Data provided
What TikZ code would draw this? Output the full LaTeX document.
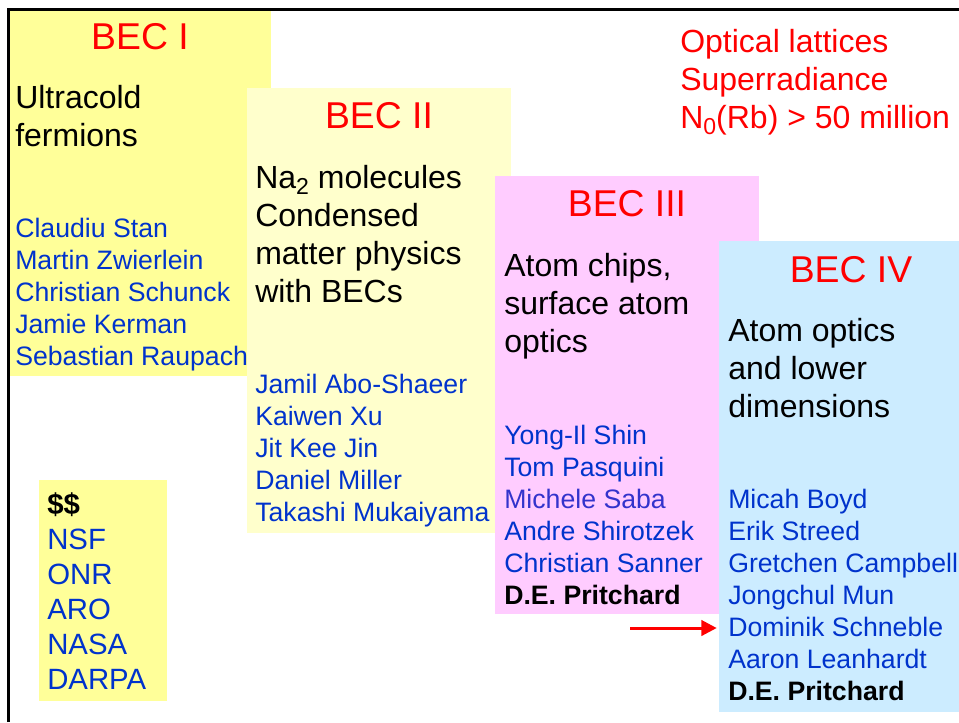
\documentclass[tikz,border=0pt]{standalone}
\usepackage{fontspec}
\usepackage{graphicx}
\setmainfont{Liberation Sans}
\usetikzlibrary{fit,arrows.meta}
\definecolor{becyellow}{HTML}{FFFF99}
\definecolor{becpale}{HTML}{FFFFCC}
\definecolor{becpink}{HTML}{FFCCFF}
\definecolor{becblue}{HTML}{CCECFF}
\definecolor{namblue}{HTML}{0033CC}
\definecolor{namviolet}{HTML}{3333CC}
\definecolor{titred}{HTML}{FF0000}
\newcommand{\rowstack}[1]{\vtop{\halign{##\hfil\cr#1\crcr}}}
\newcommand{\subsc}[1]{\raisebox{-0.2em}{\scalebox{0.72}{#1}}}
\newcommand{\boldrow}[1]{\hbox{\color{black}\bfseries #1}}
\newcommand{\violetrow}[1]{\hbox{\color{namviolet}#1}}
\begin{document}
\begin{tikzpicture}[x=0.75pt,y=-0.75pt,
  panel/.style={inner sep=0pt, draw=none},
  bectitle/.style={anchor=base, inner sep=0pt, text=titred, font=\fontsize{28}{34}\selectfont},
  topic/.style={anchor=base west, inner sep=0pt, text=black, font=\fontsize{24}{28.5}\selectfont},
  redtopic/.style={topic, text=titred},
  names/.style={anchor=base west, inner sep=0pt, text=namblue, font=\fontsize{20}{24}\selectfont},
  funds/.style={anchor=base west, inner sep=0pt, text=namblue, font=\fontsize{22}{26.25}\selectfont},
  arrowline/.style={draw=titred, line width=2.25pt, -{Triangle[length=11.5pt,width=11.5pt]}},
  frameline/.style={draw=black, line width=1.9pt}]
\useasboundingbox (0,0) rectangle (959,722);

% panels
\node[panel, fill=becyellow, fit={(9,9) (271,376)}] (becI) {};
\node[panel, fill=becpale, fit={(247,88) (511,533)}] (becII) {};
\node[panel, fill=becpink, fit={(495,176) (759,614)}] (becIII) {};
\node[panel, fill=becblue, fit={(719,241) (959,712)}] (becIV) {};
\node[panel, fill=becyellow, fit={(39,480) (167,701)}] (fund) {};

% titles
\node[bectitle] (tI) at (140,49.5) {BEC I};
\node[bectitle] (tII) at (379,128.5) {BEC II};
\node[bectitle] (tIII) at (627,216.7) {BEC III};
\node[bectitle] (tIV) at (851,282.3) {BEC IV};

% topics
\node[topic] (pI) at (15,108.3) {\rowstack{Ultracold\cr fermions}};
\node[topic] (pII) at (255,188.5) {\rowstack{Na\subsc{2} molecules\cr Condensed\cr matter physics\cr with BECs}};
\node[topic] (pIII) at (504,276.7) {\rowstack{Atom chips,\cr surface atom\cr optics}};
\node[topic] (pIV) at (728,341.7) {\rowstack{Atom optics\cr and lower\cr dimensions}};
\node[redtopic] (pRed) at (680,52.3) {\rowstack{Optical lattices\cr Superradiance\cr N\subsc{0}(Rb) > 50 million}};

% names
\node[names] (nI) at (15,237) {\rowstack{Claudiu Stan\cr Martin Zwierlein\cr Christian Schunck\cr Jamie Kerman\cr Sebastian Raupach}};
\node[names] (nII) at (255,393.7) {\rowstack{Jamil Abo-Shaeer\cr Kaiwen Xu\cr Jit Kee Jin\cr Daniel Miller\cr Takashi Mukaiyama}};
\node[names] (nIII) at (504,444) {\rowstack{Yong-Il Shin\cr Tom Pasquini\cr \violetrow{Michele Saba}\cr Andre Shirotzek\cr Christian Sanner\cr \boldrow{D.E. Pritchard}}};
\node[names] (nIV) at (728,508) {\rowstack{Micah Boyd\cr Erik Streed\cr Gretchen Campbell\cr Jongchul Mun\cr Dominik Schneble\cr Aaron Leanhardt\cr \boldrow{D.E. Pritchard}}};

% funding
\node[funds] (nF) at (47,514) {\rowstack{\boldrow{\$\$}\cr NSF\cr ONR\cr ARO\cr NASA\cr DARPA}};

% arrow
\coordinate (arrS) at (630,628);
\draw[arrowline, shorten >=1.5pt] (arrS) -- (arrS -| becIV.west);

% frame
\draw[frameline] (8.5,722) -- (8.5,9.5) -- (959,9.5);
\end{tikzpicture}
\end{document}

Aim
Take the listing above and restate it word for word, without its pictures.

Exercise result
What TikZ code would draw this? Output the full LaTeX document.
\documentclass[tikz,border=0pt]{standalone}
\usepackage{fontspec}
\usepackage{graphicx}
\setmainfont{Liberation Sans}
\usetikzlibrary{fit,arrows.meta}
\definecolor{becyellow}{HTML}{FFFF99}
\definecolor{becpale}{HTML}{FFFFCC}
\definecolor{becpink}{HTML}{FFCCFF}
\definecolor{becblue}{HTML}{CCECFF}
\definecolor{namblue}{HTML}{0033CC}
\definecolor{namviolet}{HTML}{3333CC}
\definecolor{titred}{HTML}{FF0000}
\newcommand{\rowstack}[1]{\vtop{\halign{##\hfil\cr#1\crcr}}}
\newcommand{\subsc}[1]{\raisebox{-0.2em}{\scalebox{0.72}{#1}}}
\newcommand{\boldrow}[1]{\hbox{\color{black}\bfseries #1}}
\newcommand{\violetrow}[1]{\hbox{\color{namviolet}#1}}
\begin{document}
\begin{tikzpicture}[x=0.75pt,y=-0.75pt,
  panel/.style={inner sep=0pt, draw=none},
  bectitle/.style={anchor=base, inner sep=0pt, text=titred, font=\fontsize{28}{34}\selectfont},
  topic/.style={anchor=base west, inner sep=0pt, text=black, font=\fontsize{24}{28.5}\selectfont},
  redtopic/.style={topic, text=titred},
  names/.style={anchor=base west, inner sep=0pt, text=namblue, font=\fontsize{20}{24}\selectfont},
  funds/.style={anchor=base west, inner sep=0pt, text=namblue, font=\fontsize{22}{26.25}\selectfont},
  arrowline/.style={draw=titred, line width=2.25pt, -{Triangle[length=11.5pt,width=11.5pt]}},
  frameline/.style={draw=black, line width=1.9pt}]
\useasboundingbox (0,0) rectangle (959,722);

% panels
\node[panel, fill=becyellow, fit={(9,9) (271,376)}] (becI) {};
\node[panel, fill=becpale, fit={(247,88) (511,533)}] (becII) {};
\node[panel, fill=becpink, fit={(495,176) (759,614)}] (becIII) {};
\node[panel, fill=becblue, fit={(719,241) (959,712)}] (becIV) {};
\node[panel, fill=becyellow, fit={(39,480) (167,701)}] (fund) {};

% titles
\node[bectitle] (tI) at (140,49.5) {BEC I};
\node[bectitle] (tII) at (379,128.5) {BEC II};
\node[bectitle] (tIII) at (627,216.7) {BEC III};
\node[bectitle] (tIV) at (851,282.3) {BEC IV};

% topics
\node[topic] (pI) at (15,108.3) {\rowstack{Ultracold\cr fermions}};
\node[topic] (pII) at (255,188.5) {\rowstack{Na\subsc{2} molecules\cr Condensed\cr matter physics\cr with BECs}};
\node[topic] (pIII) at (504,276.7) {\rowstack{Atom chips,\cr surface atom\cr optics}};
\node[topic] (pIV) at (728,341.7) {\rowstack{Atom optics\cr and lower\cr dimensions}};
\node[redtopic] (pRed) at (680,52.3) {\rowstack{Optical lattices\cr Superradiance\cr N\subsc{0}(Rb) > 50 million}};

% names
\node[names] (nI) at (15,237) {\rowstack{Claudiu Stan\cr Martin Zwierlein\cr Christian Schunck\cr Jamie Kerman\cr Sebastian Raupach}};
\node[names] (nII) at (255,393.7) {\rowstack{Jamil Abo-Shaeer\cr Kaiwen Xu\cr Jit Kee Jin\cr Daniel Miller\cr Takashi Mukaiyama}};
\node[names] (nIII) at (504,444) {\rowstack{Yong-Il Shin\cr Tom Pasquini\cr \violetrow{Michele Saba}\cr Andre Shirotzek\cr Christian Sanner\cr \boldrow{D.E. Pritchard}}};
\node[names] (nIV) at (728,508) {\rowstack{Micah Boyd\cr Erik Streed\cr Gretchen Campbell\cr Jongchul Mun\cr Dominik Schneble\cr Aaron Leanhardt\cr \boldrow{D.E. Pritchard}}};

% funding
\node[funds] (nF) at (47,514) {\rowstack{\boldrow{\$\$}\cr NSF\cr ONR\cr ARO\cr NASA\cr DARPA}};

% arrow
\coordinate (arrS) at (630,628);
\draw[arrowline, shorten >=1.5pt] (arrS) -- (arrS -| becIV.west);

% frame
\draw[frameline] (8.5,722) -- (8.5,9.5) -- (959,9.5);
\end{tikzpicture}
\end{document}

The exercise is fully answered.